At present, with zero and near-zero interest rates, central bankers do not appear to be that concerned with the safety of the banking system. Central bankers, as well as politicians, are urging banks to extend loans, irrespective of risk, with the purpose of stimulating aggregate demand and employment. Realizing that banks have become reluctant to lend unconditionally and throw money into the trash can, central banks have decided to circumvent the banking system and lend directly to the subprime markets, thus they are directly responsible for the eventual losses that will surely follow - while coining their activity as "creative".

In his Jackson Hole address, the Fed chairman noted, "History is full of examples in which the policy responses to financial crises have been slow and inadequate, often resulting ultimately in greater economic damage and increased fiscal costs. In this episode, by contrast, policymakers in the United States and around the globe responded with speed and force to arrest a rapidly deteriorating and dangerous situation."

Certainly, the speed and force of Bernanke's aggressive response ever since he joined the Fed in 2002 cannot be denied.
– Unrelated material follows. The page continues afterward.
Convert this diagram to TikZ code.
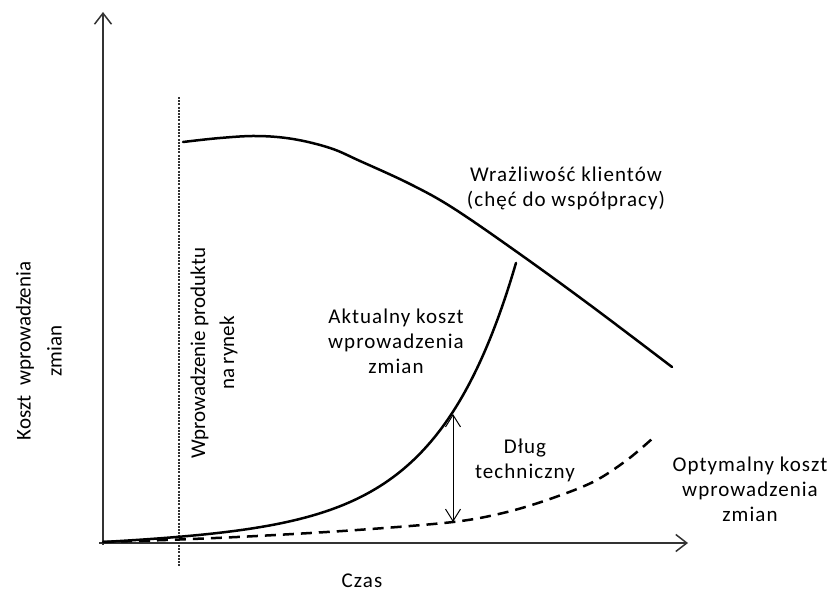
\documentclass[tikz,border=0pt]{standalone}
\usepackage{fontspec}
\setmainfont{Carlito}
\newfontfamily\lblfont{Carlito}[LetterSpace=5]
\newfontfamily\rotfont{Carlito}
\usetikzlibrary{arrows.meta}
\tikzset{
  axis/.style={draw=black!80, line width=1.5pt, -{Straight Barb[length=11pt,width=17pt,line width=1.5pt]}},
  curve/.style={draw=black, line width=2.5pt, line cap=round},
  dcurve/.style={draw=black, line width=2.5pt, dash pattern=on 11pt off 7pt},
  dotline/.style={draw=black!80, line width=1.2pt, dash pattern=on 2pt off 1.2pt},
  gap/.style={draw=black, line width=1pt, {Straight Barb[length=12pt,width=15pt,line width=1pt]}-{Straight Barb[length=12pt,width=15pt,line width=1pt]}},
  lbl/.style={font=\lblfont\fontsize{21}{25}\selectfont, align=center, inner sep=0pt, text=black},
  rlbl/.style={font=\rotfont\fontsize{21}{25}\selectfont, align=center, inner sep=0pt, text=black, rotate=90},
}
\begin{document}
\begin{tikzpicture}[x=1pt,y=-1pt]
\useasboundingbox (0,0) rectangle (834,594);
% axes
\coordinate (O) at (103,543);
\coordinate (ytop) at (103,12);
\coordinate (xleft) at (99,543);
\coordinate (xend) at (688,543);
\coordinate (ybot) at (103,545);
\draw[axis] (ybot) -- (ytop);
\draw[axis] (xleft) -- (xend);
% launch line
\coordinate (L1) at (179,97);
\coordinate (L2) at (179,567);
\draw[dotline] (L1) -- (L2);
% customer sensitivity
\draw[curve] plot[smooth, tension=0.6] coordinates {(183,142) (220,138) (257,136) (293,139) (330,148) (360,161) (410,184) (453,208) (517,252) (590,305) (672,367)};
% actual cost
\draw[curve] plot[domain=103:516, samples=90, smooth] (\x, {542 - 1.324*(exp((\x-103)/78)-1) - 0.04*(\x-103)});
% optimal cost
\draw[dcurve] plot[smooth, tension=0.55] coordinates {(103,542) (179,539.5) (257,536) (357,530) (453,522) (503,513) (547,500) (593,482) (627,460) (653,438)};
% technical debt arrow
\coordinate (d1) at (453,414);
\coordinate (d2) at (453,522);
\draw[gap] (d1) -- (d2);
% labels
\node[lbl] (sens) at (566,188) {Wrażliwość klientów\\(chęć do współpracy)};
\node[lbl] (act) at (396,341) {Aktualny koszt\\wprowadzenia\\zmian};
\node[lbl] (debt) at (525,460) {Dług\\techniczny};
\node[lbl] (opt) at (750,489) {Optymalny koszt\\wprowadzenia\\zmian};
\node[lbl] (czas) at (362,581) {Czas};
\node[rlbl] (ylab) at (39,351) {Koszt\ \ wprowadzenia\\[6pt]zmian};
\node[rlbl] (launch) at (214,353) {Wprowadzenie produktu\\[4pt]na rynek};
\end{tikzpicture}
\end{document}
What is to be contested, however, is that such speed and force may have caused the trillions of dollars in bailouts and pushed unemployment to 9.4% in July 2009. It is worth asking how much bigger the damage would have been had Bernanke been slower in his response?

Bernanke implied that his response was adequate, whereas history was full of inadequate responses. How adequate was his response? Certainly, he bailed out banks and secured continued large bonuses for their managers. However, the burden was forced onto taxpayers and ordinary workers. The fiscal "hole" that his monetary policy had caused is a hole that the US may find difficult to exit.

It is too soon to talk about an adequate response to the crisis. The arithmetic could certainly turn out to be unpleasant. Financing the deficit through dramatic tax increases or through runaway inflation would play havoc with real economic growth and create more disorders. Only time will tell who deserves a medal. Success or failure must be assessed over a longer period than one or two years. More completely, it will take time to assess the real cost of Fed policy since 2001 - its cost in terms of lost economic output, bailouts and stimuli versus a policy of stable money growth.

At the same time, in an interconnected world, the monetary policies of reserve central banks are effectively fueling competitive currency devaluations. Zero and near-zero interest rates have been favorable for speculation in asset, commodity, and exchange markets. The direct statistical association between low interest rates, falling GDP, rising fiscal deficits and public debt, and rising unemployment could be baffling for central bankers who believe that low interest rates always secure full employment. By announcing in Jackson Hole that zero and near zero interest rates would be maintained indefinitely, central bankers believe that eventually low interest rates will lead to full employment. They are oblivious to all the perverse effects of zero-interest rates.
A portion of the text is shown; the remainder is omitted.